The most expensive mistake in AI product development isn’t a failed deployment or a missed deadline. It’s investing in the wrong thing and only realising it after significant time, budget and effort have already been committed.
This is a pattern we’re seeing more frequently. AI has made it much easier to build, test and demonstrate new ideas. The challenge is that the ability to move quickly can create a false sense of confidence, especially when the focus shifts towards what can be built rather than whether it should be built in the first place. AI lowers the cost of building, but it does not lower the cost of building the wrong thing.
Teams tend to build the features that are easiest to imagine rather than the ones that create the most value. Use cases get selected because they are technically interesting, not because they sit within a meaningful workflow. Products tend to reflect what AI can do rather than what customers or teams are actually trying to achieve, which means the underlying problem can sometimes get lost as momentum builds around the solution.
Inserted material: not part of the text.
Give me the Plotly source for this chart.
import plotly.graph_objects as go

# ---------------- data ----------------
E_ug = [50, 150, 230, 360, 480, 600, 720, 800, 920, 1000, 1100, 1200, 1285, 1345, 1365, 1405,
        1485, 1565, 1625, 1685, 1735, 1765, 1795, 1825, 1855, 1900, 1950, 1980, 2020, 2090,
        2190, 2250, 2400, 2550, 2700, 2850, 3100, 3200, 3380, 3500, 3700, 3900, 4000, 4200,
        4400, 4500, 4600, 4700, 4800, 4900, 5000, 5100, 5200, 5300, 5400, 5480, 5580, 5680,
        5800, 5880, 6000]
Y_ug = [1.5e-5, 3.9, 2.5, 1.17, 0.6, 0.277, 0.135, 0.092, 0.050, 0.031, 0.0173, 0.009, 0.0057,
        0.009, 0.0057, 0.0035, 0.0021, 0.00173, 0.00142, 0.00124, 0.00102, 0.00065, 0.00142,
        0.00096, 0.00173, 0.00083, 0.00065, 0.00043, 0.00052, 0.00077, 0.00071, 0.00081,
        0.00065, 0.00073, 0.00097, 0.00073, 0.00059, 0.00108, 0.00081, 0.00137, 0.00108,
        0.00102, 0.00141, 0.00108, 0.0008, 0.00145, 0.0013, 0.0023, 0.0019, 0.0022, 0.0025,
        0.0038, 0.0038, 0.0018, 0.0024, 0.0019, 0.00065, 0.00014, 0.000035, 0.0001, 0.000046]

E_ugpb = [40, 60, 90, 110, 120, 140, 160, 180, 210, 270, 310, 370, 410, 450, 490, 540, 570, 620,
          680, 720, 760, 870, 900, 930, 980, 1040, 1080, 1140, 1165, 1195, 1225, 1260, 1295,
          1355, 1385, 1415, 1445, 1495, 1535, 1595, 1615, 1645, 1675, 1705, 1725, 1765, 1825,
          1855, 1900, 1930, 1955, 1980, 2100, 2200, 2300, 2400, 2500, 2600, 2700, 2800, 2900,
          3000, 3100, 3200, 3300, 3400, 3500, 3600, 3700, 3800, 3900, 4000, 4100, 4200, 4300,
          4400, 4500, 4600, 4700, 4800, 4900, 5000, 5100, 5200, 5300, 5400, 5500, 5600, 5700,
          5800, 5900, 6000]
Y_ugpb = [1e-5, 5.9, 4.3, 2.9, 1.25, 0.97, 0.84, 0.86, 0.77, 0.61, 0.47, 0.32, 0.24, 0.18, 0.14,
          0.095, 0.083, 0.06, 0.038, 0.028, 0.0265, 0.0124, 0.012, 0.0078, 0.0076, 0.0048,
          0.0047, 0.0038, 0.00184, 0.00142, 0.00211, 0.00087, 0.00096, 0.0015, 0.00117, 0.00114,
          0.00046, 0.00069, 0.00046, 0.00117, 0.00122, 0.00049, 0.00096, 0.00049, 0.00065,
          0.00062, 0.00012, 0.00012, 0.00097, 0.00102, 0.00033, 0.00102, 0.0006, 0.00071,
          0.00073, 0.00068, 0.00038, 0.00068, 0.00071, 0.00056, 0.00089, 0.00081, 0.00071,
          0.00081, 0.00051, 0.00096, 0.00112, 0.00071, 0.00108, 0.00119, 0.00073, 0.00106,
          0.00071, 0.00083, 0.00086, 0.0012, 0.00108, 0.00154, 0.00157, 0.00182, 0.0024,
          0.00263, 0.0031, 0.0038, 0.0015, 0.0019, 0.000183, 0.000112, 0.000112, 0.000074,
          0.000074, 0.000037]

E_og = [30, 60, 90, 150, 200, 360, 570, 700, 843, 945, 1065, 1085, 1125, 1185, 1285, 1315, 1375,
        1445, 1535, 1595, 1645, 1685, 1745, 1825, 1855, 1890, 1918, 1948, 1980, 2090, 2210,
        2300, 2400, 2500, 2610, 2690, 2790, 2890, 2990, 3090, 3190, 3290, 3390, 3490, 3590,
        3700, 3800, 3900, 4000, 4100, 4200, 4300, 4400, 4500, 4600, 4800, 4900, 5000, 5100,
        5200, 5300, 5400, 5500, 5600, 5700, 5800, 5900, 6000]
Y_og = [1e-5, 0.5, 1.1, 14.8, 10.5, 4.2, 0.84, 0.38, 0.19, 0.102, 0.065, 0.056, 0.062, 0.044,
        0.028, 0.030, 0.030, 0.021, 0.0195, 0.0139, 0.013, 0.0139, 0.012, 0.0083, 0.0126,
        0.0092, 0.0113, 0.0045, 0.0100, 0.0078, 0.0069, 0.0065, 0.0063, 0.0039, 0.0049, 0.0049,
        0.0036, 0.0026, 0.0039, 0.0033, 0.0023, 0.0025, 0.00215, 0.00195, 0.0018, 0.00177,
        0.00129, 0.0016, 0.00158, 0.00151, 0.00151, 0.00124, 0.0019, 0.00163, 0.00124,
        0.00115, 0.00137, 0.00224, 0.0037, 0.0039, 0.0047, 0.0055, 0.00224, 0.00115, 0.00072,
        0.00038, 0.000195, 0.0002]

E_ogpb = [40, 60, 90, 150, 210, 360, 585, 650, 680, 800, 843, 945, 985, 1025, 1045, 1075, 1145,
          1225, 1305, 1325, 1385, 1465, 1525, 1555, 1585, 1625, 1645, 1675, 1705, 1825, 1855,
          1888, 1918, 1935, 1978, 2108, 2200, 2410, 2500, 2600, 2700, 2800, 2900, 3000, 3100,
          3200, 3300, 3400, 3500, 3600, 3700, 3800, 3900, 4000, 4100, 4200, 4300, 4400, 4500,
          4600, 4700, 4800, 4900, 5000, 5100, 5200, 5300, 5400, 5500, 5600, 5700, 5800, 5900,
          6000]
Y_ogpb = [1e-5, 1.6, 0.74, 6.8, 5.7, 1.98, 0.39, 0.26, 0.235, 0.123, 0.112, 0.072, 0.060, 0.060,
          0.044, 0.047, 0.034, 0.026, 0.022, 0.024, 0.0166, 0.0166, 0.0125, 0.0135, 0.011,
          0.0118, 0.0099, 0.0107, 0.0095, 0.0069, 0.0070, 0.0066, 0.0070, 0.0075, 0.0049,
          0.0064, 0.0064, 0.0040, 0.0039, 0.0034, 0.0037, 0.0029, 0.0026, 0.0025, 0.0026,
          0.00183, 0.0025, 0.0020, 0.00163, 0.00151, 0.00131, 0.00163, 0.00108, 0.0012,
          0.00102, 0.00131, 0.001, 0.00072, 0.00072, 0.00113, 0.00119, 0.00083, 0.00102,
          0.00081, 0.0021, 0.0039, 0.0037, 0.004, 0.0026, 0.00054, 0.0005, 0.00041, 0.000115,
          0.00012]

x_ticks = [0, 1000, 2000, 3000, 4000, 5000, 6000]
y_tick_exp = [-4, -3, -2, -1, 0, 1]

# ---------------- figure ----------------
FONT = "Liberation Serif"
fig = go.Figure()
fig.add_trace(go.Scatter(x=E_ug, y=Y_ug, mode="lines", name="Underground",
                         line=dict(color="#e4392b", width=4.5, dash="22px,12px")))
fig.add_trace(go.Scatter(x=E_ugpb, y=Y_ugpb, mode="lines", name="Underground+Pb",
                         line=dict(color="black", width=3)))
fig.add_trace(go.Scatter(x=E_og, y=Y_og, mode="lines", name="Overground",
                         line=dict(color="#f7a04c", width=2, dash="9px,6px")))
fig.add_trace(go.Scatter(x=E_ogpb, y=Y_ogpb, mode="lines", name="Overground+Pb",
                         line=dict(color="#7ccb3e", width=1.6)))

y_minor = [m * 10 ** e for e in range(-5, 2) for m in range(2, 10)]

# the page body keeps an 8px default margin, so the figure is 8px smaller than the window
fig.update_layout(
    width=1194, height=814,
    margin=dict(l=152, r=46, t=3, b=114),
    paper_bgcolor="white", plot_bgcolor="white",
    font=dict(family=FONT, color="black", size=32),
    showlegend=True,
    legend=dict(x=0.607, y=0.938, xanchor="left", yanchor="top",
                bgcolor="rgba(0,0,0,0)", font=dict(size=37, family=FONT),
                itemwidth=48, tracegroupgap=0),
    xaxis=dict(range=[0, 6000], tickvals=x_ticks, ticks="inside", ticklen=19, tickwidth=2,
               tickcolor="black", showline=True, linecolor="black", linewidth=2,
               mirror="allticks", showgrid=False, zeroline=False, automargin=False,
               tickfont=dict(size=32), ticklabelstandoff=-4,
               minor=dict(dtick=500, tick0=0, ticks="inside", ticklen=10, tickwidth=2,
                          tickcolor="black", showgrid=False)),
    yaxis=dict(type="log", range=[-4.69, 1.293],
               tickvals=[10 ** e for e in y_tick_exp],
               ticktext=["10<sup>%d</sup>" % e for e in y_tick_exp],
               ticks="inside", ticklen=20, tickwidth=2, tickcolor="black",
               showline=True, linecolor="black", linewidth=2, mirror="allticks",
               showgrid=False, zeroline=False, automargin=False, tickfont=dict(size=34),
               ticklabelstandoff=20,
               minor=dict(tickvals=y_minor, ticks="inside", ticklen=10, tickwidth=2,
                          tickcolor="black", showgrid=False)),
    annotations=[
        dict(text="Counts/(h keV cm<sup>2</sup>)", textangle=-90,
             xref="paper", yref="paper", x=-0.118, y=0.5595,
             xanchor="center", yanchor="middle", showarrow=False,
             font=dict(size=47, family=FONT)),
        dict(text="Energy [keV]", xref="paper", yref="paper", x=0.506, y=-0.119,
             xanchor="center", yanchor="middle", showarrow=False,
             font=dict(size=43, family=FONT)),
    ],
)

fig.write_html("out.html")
By the time questions about adoption, impact or ROI are being asked, significant budget has already been committed and the conversation becomes harder to have honestly. Avoiding this isn’t about slowing everything down, it’s about being more deliberate at the start and challenging whether the right problem is being solved before committing significant time, budget or team capacity.
That means understanding where AI creates a genuine advantage rather than simply adding complexity. It means sizing the opportunity properly, identifying where value will come from and being clear about what is worth building first. Most organisations start by asking how AI can improve what they already do. A more useful question is whether AI changes what should be built in the first place.
At Studio Graphene, this is a challenge we see often in AI product work. We help organisations identify where AI can create a genuine advantage, validate opportunities early and build evidence before significant investment is committed. The most expensive mistake is rarely building too slowly. It’s building the wrong thing quickly.